Friday, January 15, 2010

Let's Get Engaged

Recently over an unexpected dinner with friends, I asked the person across from me if he played piano daily. His response was an enthusiastic, "I can't imagine not playing every day." He spoke of the peace he experiences when he's lost in making music, how at times he's transported to another realm.

I had two thoughts. I wondered aloud as to how many people really have a passion or pursuit that they can't imagine not doing daily. I also confessed that I don't feel about my craft, writing, the way he feels about his.

Think about it. What in your life can you imagine not getting to experience every day even if just for fifteen minutes?

As our conversation continued, we talked about the role television and computers have played over the years in lessening our sense of true engagement with life. I say true engagement because I don't consider reacting and arguing as often happens in political goings-on as real engagement. Instead we fall prey to sound bites delivered by opposing sides invested ultimately in our not thinking for ourselves. I just heard Americans spend an average of five hours watching television daily. Isn't this called engaging one's butt with the sofa rather than one's heart and mind with life?

I fell asleep that night pondering engaged living. I awoke the next morning thinking of those past and present who inspire us to aspire to living fully engaged. Anthropologist Margaret Meade was actually the first person who crossed my mind. I've heard Jean Houston say Margaret lived with an attitude of expectancy. It seems she brought into her life whatever she needed at the time because she simply expected to receive not unlike the Biblical directive: Ask and you shall receive.

While making note of this, I came across a scrap of paper on which I had recently scribbled something while watching the Kennedy Center Honors. In recognizing Bruce Springsteen the presenter said Bruce "always empties his tank" in reference to the level of Bruce's giving and living whether he's helping someone, supporting a cause or performing on stage. This is someone who's definitely engaged with living his life.

John Hendricks the Father of Vocalese then crossed my mind. Considered by some the best jazz singer on the planet Mr. Hendricks is known for applying sounds and words to instrumental jazz hits sometimes actually substituting his voice as the instrument.) A couple of years ago I saw Mr. Hendricks in concert. He invited the small crowd in the large venue to come close irregardless of our ticket price. This eighty-something year old man danced and yabba, dippity, bee bopped his way through jazz greats, his body the instrument, never missing a beat. At the concerts end I found myself shaking his hand as he leaned from the stage. Actually he kissed my hand as I in tears thanked him for his performance. I'll never forget what happened next. He said, "I do this because it is good for my heart." What do you do that's good for your heart?
Co opted by drug commercials, many folks today would think Mr. Hendricks was referencing a new cholesterol lowering drug.

Many of the people who came to mind used their musical passion as a doorway to enagement with life. Later the same year while in San Francisco, I serendipitously heard Carlos Santana and Bonnie Raitt in a benefit at Grace Cathedral for R&B singer Angela Bofill.

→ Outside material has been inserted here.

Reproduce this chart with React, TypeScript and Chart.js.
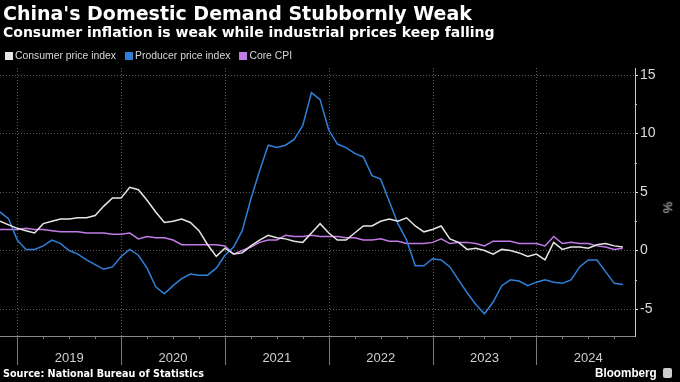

While entering the church to walk the labyrinth, I noticed a sign outside that read: Santana, Raitt Saturday evening. Tickets inside. I laugh about my limited capacity to recognize bands for 60's and 70's songs but there was no mistaking who these two were and there was no missing them since tickets were only $20.

The following night my friend Vivia and I stood yards from the stage in this magnificent church as Carlos Santana transported us into the musical ethers. It was yet again what was said that impacted me most. Between songs, Santana shared that although he loved making music, his greatest mission was finding ways to be of service to the world. He then challenged each of us to find our particular way of being of service in the world.

These four people as well as my friend Bob challenge me to examine how engaged or disengaged I am with life. I want to have a passion, as Bob does, that I can't imagine not doing daily. I want to wake up each morning and go to bed each night with an attitude of expectancy like Margaret had. I want to be consumed like John with living in such a way that is good for my heart whether my words are dancing across a page or I'm just bee, bop, deesinging in the shower. I want to find my mission in the world as Carlos urged and until and when I do I want to give from the bottomless universe from which Bruce lives and gives.

Think about it. We have these mulit-sensoried bodies, hearts and minds wired for interaction with others and the environment around us. We've the capacity for so much more than we realize. How would your days be different if you lived with an attitude of expectancy, if you intentionally did things that were good for your heart? What would you do that you can't imagine not getting to do daily? How would you and your life be different if you emptied your tank through serving with joy? Your tank would never really empty, would it?

I've struggled with how to end this story because it seems rich with so much to consider. I remind myself I can always reengage it at any time and for now I have at least a fun and thought provoking proposal. What do you say? Let's get engaged.

Imagine the shift if we each became engaged with more fully living our life each day.
-Dawn! The Good News Muse 01/10

1 comment:

Vikki said...

Dawn, Thank you for opening my mind and heart to what really matters. Your words inspire and enlighten me. I feel blessed to read your musings and take them into my heart.